Wednesday, April 29, 2009 | 4:35 am

THE SELF-MANAGEMENT OF SUDDEN UNEXPECTED PAIN

This is a different clinical problem again. The difficulty with sudden unexpected pain is that the pain is likely to get out of hand and overwhelm us. It is then easy to be overcome with distress before we can compose ourselves. It happens in the case of an unexpected blow, a broken bone, a burn, or even a severe sprain.

Our studies in the self-management of pain help in two ways. If we have learned something of the approach and have had some experience in the mental exercises, we do not react so drastically to sudden pain. This has been my own experience, and a number of patients have volunteered a similar observation. In the second place, if we should find that we are suddenly threatened with loss of control in this way, we now have the means to bring ourselves quickly under control and restore our composure.

As in each of the other aspects of pain and anxiety, we work to bring our principles of

self-management more and more into our everyday life. So when we experience some sudden and unexpected pain, even if it is only of minor degree, we immediately restore our composure by momentary mental relaxation instead of giving vent to our feelings as we have done in the past. Be warned that there is a good deal of false teaching by psychiatrists and those who should know better that it is good to give vent to our emotions and feelings. If we give vent to our feeling of pain, we too easily become distressed, and the intensity of the pain is increased.

Four years ago a dentist came to me. He has a degenerative condition of his backbone so that the nerves are pinched as they come from the spinal cord between the bones. He suffered sudden unexpected twinges of acute pain as well as quite severe chronic pain. His work as a dentist with the long hours on his feet and the necessity of leaning forward over the patient made him very vulnerable to this condition.

He has learned to control the pain. He is still working full-time. Between patients he occasionally lies down in a side room for a few minutes to re-establish his mental and physical relaxation.

A seventy-two-year-old single woman was referred to me in the hope that I might be able to help her with the pain in her tic douloureux. This is a shockingly painful condition characterized by sudden jabs of acute pain in the side of the face. The first attack had come on eleven years previously, but this had settled down. She was now subject to continual jabs of pain when she was talking or eating. On occasions the pain was excruciating. Three years previously she had developed trigger points on the face and tongue, and if these were touched, it would precipitate excruciating pain.
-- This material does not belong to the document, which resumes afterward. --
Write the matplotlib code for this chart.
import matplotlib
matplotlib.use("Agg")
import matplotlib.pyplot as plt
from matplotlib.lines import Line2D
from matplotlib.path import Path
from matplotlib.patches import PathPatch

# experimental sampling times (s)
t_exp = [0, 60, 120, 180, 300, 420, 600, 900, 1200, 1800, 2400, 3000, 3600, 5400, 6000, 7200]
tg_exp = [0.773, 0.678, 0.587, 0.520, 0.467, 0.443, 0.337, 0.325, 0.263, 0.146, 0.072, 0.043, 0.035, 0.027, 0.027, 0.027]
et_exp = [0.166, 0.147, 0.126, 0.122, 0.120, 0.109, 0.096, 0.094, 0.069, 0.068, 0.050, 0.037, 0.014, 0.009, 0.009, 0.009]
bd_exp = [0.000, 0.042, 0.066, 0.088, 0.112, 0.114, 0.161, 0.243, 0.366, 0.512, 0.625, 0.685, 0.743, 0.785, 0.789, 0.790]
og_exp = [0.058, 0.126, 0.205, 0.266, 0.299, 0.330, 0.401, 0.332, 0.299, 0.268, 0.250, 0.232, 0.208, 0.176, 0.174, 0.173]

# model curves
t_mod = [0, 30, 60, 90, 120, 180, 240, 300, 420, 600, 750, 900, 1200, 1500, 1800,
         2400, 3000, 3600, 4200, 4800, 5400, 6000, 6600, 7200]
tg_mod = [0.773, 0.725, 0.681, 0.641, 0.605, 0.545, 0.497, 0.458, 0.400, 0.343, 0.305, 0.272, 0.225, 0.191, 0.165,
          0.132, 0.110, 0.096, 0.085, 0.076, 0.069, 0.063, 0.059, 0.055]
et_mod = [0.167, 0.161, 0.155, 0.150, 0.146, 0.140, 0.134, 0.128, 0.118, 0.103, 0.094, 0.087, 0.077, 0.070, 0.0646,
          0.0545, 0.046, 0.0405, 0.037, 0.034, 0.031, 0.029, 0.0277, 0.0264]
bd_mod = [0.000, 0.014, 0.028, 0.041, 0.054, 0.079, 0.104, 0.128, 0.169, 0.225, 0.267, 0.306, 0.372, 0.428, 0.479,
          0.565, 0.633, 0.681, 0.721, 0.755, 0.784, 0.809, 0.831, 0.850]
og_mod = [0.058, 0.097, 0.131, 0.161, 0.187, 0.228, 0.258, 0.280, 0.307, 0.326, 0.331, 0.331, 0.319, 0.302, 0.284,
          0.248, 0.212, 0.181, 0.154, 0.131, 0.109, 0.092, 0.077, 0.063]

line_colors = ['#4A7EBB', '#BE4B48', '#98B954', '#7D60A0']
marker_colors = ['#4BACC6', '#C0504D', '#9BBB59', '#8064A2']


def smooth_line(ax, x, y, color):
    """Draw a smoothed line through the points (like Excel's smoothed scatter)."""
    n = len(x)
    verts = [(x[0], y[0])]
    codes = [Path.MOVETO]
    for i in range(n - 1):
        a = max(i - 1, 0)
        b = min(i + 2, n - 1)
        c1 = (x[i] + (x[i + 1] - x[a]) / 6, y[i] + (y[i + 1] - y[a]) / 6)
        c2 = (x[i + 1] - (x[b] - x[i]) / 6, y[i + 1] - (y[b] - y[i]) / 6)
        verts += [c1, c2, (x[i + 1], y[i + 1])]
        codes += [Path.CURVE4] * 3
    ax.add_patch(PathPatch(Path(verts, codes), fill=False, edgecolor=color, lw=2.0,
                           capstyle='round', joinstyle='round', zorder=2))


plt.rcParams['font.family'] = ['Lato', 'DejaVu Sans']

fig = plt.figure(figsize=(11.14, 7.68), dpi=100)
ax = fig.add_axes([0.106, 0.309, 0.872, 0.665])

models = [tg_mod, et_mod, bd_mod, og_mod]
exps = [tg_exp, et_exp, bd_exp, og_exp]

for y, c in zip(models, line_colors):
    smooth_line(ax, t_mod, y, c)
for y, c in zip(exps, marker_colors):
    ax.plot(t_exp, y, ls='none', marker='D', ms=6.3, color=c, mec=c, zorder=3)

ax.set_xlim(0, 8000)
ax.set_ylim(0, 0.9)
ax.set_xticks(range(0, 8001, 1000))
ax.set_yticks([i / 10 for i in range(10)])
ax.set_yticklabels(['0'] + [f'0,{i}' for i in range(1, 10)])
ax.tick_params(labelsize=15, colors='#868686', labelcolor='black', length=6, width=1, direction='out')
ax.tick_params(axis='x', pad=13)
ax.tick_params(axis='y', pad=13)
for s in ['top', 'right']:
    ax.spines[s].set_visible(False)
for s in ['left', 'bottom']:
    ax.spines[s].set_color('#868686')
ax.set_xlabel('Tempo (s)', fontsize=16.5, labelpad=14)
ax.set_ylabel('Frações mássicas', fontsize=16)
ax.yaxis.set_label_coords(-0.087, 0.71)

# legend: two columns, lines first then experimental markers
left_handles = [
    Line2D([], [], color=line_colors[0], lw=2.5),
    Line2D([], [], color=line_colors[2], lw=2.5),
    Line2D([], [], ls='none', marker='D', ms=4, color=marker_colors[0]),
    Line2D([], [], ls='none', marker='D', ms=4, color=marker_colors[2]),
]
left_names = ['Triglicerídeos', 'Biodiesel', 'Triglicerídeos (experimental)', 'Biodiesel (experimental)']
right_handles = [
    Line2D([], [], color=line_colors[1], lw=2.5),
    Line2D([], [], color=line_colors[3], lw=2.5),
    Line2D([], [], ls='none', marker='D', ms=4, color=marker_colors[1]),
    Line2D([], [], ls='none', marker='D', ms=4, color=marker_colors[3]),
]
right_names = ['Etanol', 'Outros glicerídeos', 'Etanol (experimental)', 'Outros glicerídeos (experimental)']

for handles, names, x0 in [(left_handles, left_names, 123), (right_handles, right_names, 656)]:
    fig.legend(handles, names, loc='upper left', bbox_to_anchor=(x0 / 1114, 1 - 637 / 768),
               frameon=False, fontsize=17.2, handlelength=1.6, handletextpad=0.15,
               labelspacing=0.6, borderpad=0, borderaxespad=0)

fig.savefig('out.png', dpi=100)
At night if she moved in her sleep and the bedclothes brushed her face, pain would be precipitated in this way.

She was a very courageous, stoic woman, and I have no doubt that at times she experienced really terrible pain. However, she wanted to avoid the orthodox treatment by injection or the operation of cutting the nerve, both of which leave that part of the face without feeling and so open to injury.

She was a particularly good patient, as are many people who are in extreme pain. I only saw her on four occasions. She then claimed that she could reduce the pain to quite bearable proportions; and she did in fact allow me to touch the trigger spots, which previously had been so exquisitely tender.